Based upon a manga by Yuji Iwahara that I haven't read and know nothing about, King of Thorn definitely feels like it's been condensed from its source material. As a result, you'll experience a feeling of either textual richness... or jumpiness, with ideas, events and characters coming at you faster than you might ideally want to process them. What helps the uninitiated, though, is that the set-up will feel familiar without seeming too derivative. With a haunting opening scene set in New York, followed by some lengthy exposition about a global plague called "Medousa" [sic], the film starts off by recalling I Am Legend and similarly themed films. Faced with the prospect of human extinction, a shadowy team of technologists launches a Noah's Ark-type project à la 2012. Then, after a group of specially selected Ark-dwellers wakes from their cryonic slumber to find their supposedly safe environment overrun with odd and inexplicable terrors, the film begins to look an awful like last year's Pandorum. Didn't see it? Well, when a deep space crew revives to learn that anarchy reigns and that nasty monsters are running rampant, its members must embark on a quest to discover how things got so terribly messed up.

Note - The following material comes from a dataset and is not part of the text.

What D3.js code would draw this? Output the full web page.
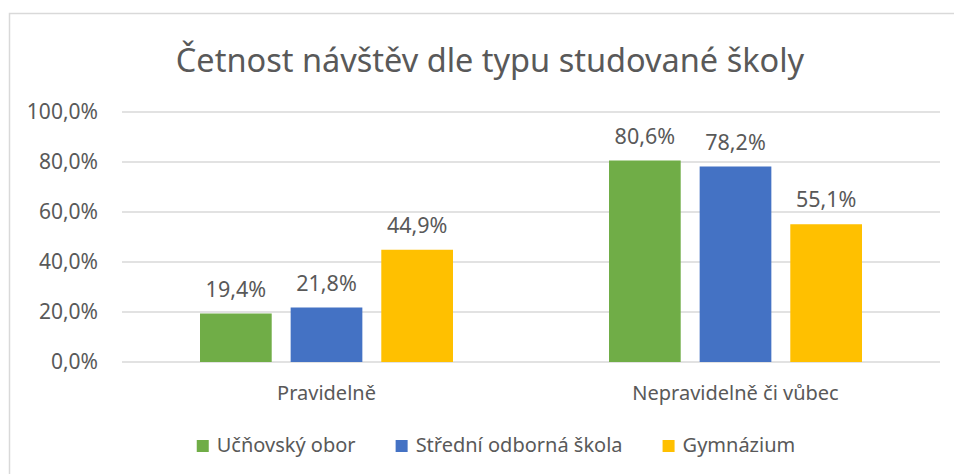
<!DOCTYPE html>
<html>
<head>
    <meta charset="utf-8">
    <title>Četnost návštěv</title>
    <script src="https://d3js.org/d3.v7.min.js"></script>
    <style>
        body { margin: 0; background: white; }
        text { font-family: "Noto Sans", sans-serif; fill: #595959; }
    </style>
</head>
<body>
<svg id="chart" width="954" height="474"></svg>
<script>
    // data
    const categories = ["Pravidelně", "Nepravidelně či vůbec"];
    const series = ["Učňovský obor", "Střední odborná škola", "Gymnázium"];
    const colors = ["#70AD47", "#4472C4", "#FFC000"];
    const values = [
        [19.4, 80.6],   // Učňovský obor
        [21.8, 78.2],   // Střední odborná škola
        [44.9, 55.1]    // Gymnázium
    ];
    const yTicks = [0, 20, 40, 60, 80, 100];
    const title = "Četnost návštěv dle typu studované školy";

    const svg = d3.select("#chart");
    const fmt = v => d3.format(".1f")(v).replace(".", ",") + "%";

    // chart frame (only top and left edges are visible)
    svg.append("rect")
        .attr("x", 9.5).attr("y", 13.5)
        .attr("width", 960).attr("height", 480)
        .attr("fill", "white")
        .attr("stroke", "#d9d9d9")
        .attr("stroke-width", 1.5);

    svg.append("text")
        .attr("x", 490).attr("y", 72)
        .attr("text-anchor", "middle")
        .style("font-size", "32.5px")
        .text(title);

    const x0 = d3.scaleBand().domain(categories).range([122, 940]);
    const x1 = d3.scaleBand().domain(series).range([0, 253]).paddingInner(0.209);
    const y = d3.scaleLinear().domain([0, 100]).range([362, 112]);

    // gridlines
    svg.append("g").selectAll("line")
        .data(yTicks)
        .join("line")
        .attr("x1", 122).attr("x2", 940)
        .attr("y1", d => y(d)).attr("y2", d => y(d))
        .attr("stroke", "#d9d9d9")
        .attr("stroke-width", 1.5);

    // y tick labels
    svg.append("g").selectAll("text")
        .data(yTicks)
        .join("text")
        .attr("x", 98)
        .attr("y", d => y(d))
        .attr("dy", "0.35em")
        .attr("text-anchor", "end")
        .style("font-size", "21px")
        .text(d => fmt(d));

    // bars
    const groups = svg.append("g").selectAll("g")
        .data(series)
        .join("g")
        .attr("fill", (d, i) => colors[i]);

    groups.each(function(s, si) {
        const g = d3.select(this);
        const data = categories.map((c, ci) => ({ c: c, v: values[si][ci] }));
        const off = d => x0(d.c) + (x0.bandwidth() - 253) / 2 + x1(s);
        g.selectAll("rect")
            .data(data)
            .join("rect")
            .attr("x", off)
            .attr("y", d => y(d.v))
            .attr("width", x1.bandwidth())
            .attr("height", d => y(0) - y(d.v));
        g.selectAll("text")
            .data(data)
            .join("text")
            .attr("x", d => off(d) + x1.bandwidth() / 2)
            .attr("y", d => y(d.v) - 17)
            .attr("text-anchor", "middle")
            .style("font-size", "21.5px")
            .text(d => fmt(d.v));
    });

    // category labels
    svg.append("g").selectAll("text")
        .data(categories)
        .join("text")
        .attr("x", d => x0(d) + x0.bandwidth() / 2)
        .attr("y", 400)
        .attr("text-anchor", "middle")
        .style("font-size", "20px")
        .text(d => d);

    // legend
    const legend = svg.append("g");
    let lx = 0;
    const items = legend.selectAll("g")
        .data(series)
        .join("g");
    items.append("rect")
        .attr("width", 12).attr("height", 12)
        .attr("y", 440)
        .attr("fill", (d, i) => colors[i]);
    items.append("text")
        .attr("x", 20)
        .attr("y", 452)
        .style("font-size", "20px")
        .text(d => d);
    items.each(function() {
        const w = this.querySelector("text").getComputedTextLength();
        d3.select(this).attr("transform", `translate(${lx},0)`);
        lx += 20 + w + 40;
    });
    const total = lx - 40;
    legend.attr("transform", `translate(${496 - total / 2},0)`);
</script>
</body>
</html>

So while there's some strong overlap here, the difference is that King of Thorn strikes me as a lot smarter. Or maybe it isn't, really, and that's just my perception. Maybe I'm just overly impressed with the references to classical mythology and the psychological import of fairy tales ("Sleeping Beauty" plays a key part in the plot and imagery). More likely, I can't help noticing that while Pandorum starts sharp and gets more conventional (and dumber) on its way to its ho-hum twist ending, King of Thorn gets decidedly brainier as it progresses to its impressive twist-upon-twist ending.
Better still, nothing from the early parts of the film is ultimately meaningless, which helps redeem passages that at the time might seem random or precious. The weird yet intense relationship between a pair of twins (I know, it sounds like a cliché), the usual assortment of character types thrown together (cute child, hunky bad boy, et al.), the overall trippiness of the setting/mood when they first wake up--all of it signifies something, and the end result is a conclusion which is strangely satisfying.
Yet for some viewers the pretty standard pursuit sequences, the impossibly high-pitched female voices, and the occasional air of self-importance will be off-putting. But that's anime to me--those sorts of things come with the territory to some extent. In fact, the only reason I mention them at all is that King of Thorn is screening at a festival, Japan Cuts, where it's the only animated feature, so it may gain the attention of audiences that don't normally go for anime. By the way, the animation itself, although generally quite strong, is uneven in places, especially in certain establishing shots of a Scottish castle that look both flat and textureless.
Still, I doubt the animation quality, or even the characters, is the reason to see King of Thorn--it's the ideas. Perhaps, in fact, the film is guilty of being too cerebral and not emotionally satisfying. Even so, it definitely shares something important with most of the other films in the Japan Cuts lineup: it makes you think.